Ecco allora la pretesa di emarginare e relegare il canone classico; e può anche accadere che filosofi e storici alla ricerca di visibilità si pieghino e tradiscano sé stessi e il loro sapere camuffandolo, tecnicizzandolo. Una svolta paradossale, ma visibilissima, per esempio dentro le scuole, i dipartimenti, le facoltà giuridiche: filosofi e storici del diritto a giurare che le loro non sono discipline culturali.
Così stan le cose, oggi. E lo prova, da noi, proprio il Recovery Plan che, al capitolo scuola, dispensa fondi (leggere il documento del Mef) per competenze digitali, Stem (acronimo di scienza, tecnologia, ingegneria e matematica); e poi trasferimento tecnologico, intelligenza artificiale, blockchain, big data, gamification, esperienze virtuali.
I fautori della nuova formazione vogliono sostituire i libri con i video, la didattica con l’autodidattica. In più nuovi luoghi o, meglio, nuova nomenclatura: non aula ma sala riunioni, non lezione ma riunione di lavoro, non scuola ma sede, non professore ma consulente. La dimensione è questa: aziendalismo, procedurismo, economicismo. Denaro e finanza, sopra tutto; l’ansia occupazionale a trasformare l’universitas in un’agenzia di collocamento tacendo, per non perdere gli studenti-clienti, che nulla è prevedibile.
Scomparirà allora Ettore che ha il coraggio del dovere, lasciare Ilio dalle alte mura per affrontare Achille sapendo di morire, perché questo si attendono da lui i suoi concittadini e il padre suo? Scomparirà Enea che, in drammatica fuga, pur si carica sulle spalle Anchise, un vecchio malandato, cioè un inutile, ma che l’amore filiale, e ancora il dovere, esigono di salvare? Veramente sta declinando il canone classico?

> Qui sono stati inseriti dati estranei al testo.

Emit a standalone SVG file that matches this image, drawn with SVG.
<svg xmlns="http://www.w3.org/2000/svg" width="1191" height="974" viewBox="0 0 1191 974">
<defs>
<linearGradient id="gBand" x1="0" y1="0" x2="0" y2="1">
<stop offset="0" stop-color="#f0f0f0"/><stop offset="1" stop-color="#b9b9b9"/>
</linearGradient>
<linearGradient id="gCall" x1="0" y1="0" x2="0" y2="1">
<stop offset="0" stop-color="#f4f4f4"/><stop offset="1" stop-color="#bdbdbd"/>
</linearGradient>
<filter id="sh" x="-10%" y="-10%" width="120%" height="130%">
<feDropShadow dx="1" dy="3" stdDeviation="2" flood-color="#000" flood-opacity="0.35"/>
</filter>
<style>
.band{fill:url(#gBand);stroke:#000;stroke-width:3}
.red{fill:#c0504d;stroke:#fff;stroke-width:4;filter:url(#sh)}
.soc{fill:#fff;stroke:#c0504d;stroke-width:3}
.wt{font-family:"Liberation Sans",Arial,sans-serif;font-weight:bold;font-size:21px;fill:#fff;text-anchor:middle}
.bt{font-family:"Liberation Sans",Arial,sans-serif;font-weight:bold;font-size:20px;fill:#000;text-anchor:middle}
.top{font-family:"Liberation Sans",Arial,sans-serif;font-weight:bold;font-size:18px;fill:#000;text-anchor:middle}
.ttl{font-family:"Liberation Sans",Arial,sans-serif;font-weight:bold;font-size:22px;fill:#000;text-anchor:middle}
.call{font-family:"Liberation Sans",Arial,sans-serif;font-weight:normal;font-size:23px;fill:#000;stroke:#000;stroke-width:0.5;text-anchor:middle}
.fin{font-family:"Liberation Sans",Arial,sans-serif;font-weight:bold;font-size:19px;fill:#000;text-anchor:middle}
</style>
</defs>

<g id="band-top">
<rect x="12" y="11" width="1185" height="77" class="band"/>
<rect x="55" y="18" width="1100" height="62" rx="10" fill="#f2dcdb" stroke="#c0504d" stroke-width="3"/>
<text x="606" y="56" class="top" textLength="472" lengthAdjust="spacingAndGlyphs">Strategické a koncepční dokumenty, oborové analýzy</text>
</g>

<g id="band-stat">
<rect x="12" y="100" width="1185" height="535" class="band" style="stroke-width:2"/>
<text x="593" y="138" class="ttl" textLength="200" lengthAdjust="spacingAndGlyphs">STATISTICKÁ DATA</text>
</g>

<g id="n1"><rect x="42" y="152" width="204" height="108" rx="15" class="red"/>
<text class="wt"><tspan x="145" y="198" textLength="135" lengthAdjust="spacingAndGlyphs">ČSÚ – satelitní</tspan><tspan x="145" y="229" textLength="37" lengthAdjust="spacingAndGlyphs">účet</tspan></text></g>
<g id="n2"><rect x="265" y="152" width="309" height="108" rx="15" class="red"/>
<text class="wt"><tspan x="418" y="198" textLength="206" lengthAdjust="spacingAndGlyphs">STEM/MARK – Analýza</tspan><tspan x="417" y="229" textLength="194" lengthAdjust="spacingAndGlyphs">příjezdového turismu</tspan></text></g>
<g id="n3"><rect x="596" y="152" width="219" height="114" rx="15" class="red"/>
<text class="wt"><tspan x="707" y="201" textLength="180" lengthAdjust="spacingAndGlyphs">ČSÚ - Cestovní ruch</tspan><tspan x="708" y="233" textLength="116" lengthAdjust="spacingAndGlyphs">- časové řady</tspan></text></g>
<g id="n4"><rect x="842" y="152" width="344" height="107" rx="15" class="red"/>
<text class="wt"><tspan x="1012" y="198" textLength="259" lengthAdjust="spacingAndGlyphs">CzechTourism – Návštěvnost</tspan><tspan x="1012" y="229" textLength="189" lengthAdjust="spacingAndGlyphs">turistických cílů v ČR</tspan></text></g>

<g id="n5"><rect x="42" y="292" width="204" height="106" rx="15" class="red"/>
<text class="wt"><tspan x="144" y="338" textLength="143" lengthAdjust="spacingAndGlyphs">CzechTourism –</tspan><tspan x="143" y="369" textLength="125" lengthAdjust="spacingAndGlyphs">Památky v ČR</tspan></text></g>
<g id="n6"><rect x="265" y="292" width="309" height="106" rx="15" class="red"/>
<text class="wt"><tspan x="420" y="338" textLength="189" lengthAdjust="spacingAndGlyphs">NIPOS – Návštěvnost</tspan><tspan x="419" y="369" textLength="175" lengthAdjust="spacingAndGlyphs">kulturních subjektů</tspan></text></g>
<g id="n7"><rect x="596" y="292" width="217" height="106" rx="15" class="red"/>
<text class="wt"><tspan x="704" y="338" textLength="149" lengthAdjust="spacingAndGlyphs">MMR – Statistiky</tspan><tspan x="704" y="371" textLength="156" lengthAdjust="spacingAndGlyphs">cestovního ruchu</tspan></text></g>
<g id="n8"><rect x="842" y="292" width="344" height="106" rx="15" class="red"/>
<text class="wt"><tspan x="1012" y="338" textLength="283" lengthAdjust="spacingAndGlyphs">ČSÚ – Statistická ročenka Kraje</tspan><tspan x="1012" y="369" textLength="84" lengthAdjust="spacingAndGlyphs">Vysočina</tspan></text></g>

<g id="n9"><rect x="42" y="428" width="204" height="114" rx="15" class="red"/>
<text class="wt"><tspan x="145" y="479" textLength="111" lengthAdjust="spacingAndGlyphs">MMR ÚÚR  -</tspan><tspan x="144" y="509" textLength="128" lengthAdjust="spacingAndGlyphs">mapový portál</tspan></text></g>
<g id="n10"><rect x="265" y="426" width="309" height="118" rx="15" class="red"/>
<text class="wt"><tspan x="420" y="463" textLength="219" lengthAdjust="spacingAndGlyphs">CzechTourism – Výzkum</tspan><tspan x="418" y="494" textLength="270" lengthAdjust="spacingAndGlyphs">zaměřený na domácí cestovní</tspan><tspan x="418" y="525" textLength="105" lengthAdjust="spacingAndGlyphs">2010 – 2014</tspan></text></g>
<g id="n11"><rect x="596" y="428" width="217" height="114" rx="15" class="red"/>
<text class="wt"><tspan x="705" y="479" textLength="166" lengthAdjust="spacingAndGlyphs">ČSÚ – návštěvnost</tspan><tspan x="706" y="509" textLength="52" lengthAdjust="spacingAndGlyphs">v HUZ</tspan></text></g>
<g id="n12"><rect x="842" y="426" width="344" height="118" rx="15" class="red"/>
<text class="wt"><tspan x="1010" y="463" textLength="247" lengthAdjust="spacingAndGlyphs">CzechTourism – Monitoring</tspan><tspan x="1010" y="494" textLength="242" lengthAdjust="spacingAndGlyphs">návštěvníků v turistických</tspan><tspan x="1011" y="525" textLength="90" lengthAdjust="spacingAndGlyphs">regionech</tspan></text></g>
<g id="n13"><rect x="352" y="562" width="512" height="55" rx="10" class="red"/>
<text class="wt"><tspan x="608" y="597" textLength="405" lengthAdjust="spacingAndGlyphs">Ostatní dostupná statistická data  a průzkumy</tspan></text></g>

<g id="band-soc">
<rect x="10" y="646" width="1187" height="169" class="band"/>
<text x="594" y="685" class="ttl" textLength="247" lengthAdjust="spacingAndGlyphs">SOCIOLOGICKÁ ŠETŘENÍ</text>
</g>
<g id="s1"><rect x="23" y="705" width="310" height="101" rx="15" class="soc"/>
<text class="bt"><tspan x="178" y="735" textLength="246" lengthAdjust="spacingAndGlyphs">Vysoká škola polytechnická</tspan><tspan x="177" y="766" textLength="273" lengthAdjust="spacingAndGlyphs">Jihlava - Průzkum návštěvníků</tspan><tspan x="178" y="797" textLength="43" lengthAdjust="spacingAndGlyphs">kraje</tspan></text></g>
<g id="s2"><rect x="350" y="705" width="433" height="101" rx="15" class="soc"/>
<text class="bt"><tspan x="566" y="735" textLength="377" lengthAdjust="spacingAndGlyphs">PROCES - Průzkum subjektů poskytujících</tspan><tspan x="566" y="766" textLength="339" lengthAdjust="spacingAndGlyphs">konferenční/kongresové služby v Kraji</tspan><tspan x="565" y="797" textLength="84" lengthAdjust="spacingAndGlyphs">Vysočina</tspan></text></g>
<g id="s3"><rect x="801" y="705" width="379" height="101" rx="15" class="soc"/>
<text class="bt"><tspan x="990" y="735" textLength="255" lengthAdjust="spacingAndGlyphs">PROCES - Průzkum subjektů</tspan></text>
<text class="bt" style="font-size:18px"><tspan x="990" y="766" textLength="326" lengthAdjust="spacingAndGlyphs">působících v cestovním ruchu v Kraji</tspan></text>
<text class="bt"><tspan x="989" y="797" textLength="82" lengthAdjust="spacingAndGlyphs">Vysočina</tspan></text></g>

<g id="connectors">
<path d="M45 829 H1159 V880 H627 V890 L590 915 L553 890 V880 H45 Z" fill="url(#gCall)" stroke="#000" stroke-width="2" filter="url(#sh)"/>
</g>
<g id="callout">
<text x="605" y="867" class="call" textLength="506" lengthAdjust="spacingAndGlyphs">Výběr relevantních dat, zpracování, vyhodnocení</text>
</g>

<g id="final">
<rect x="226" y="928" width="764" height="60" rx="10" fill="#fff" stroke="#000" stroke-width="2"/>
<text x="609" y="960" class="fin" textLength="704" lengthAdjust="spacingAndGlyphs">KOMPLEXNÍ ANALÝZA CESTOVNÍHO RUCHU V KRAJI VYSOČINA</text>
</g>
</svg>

No, non finirà così. I custodi della nostra tradizione la manterranno in vita e da essa, ancora una volta, dal suo ennesimo ripensamento, scaturirà il nuovo quando sapremo riprendere il nostro cammino. Intanto registriamo (in Francia però) che il 22 marzo 2021 Le Figaro ha pubblicato un appello per la difesa della cultura classica: vi hanno aderito in tanti, anche dall’Italia. La battaglia è stata portata innanzi tutto dentro i programmi scolastici; e ha l’adesione del Ministro per l’Educazione nazionale, Jean-Michel Blanquer.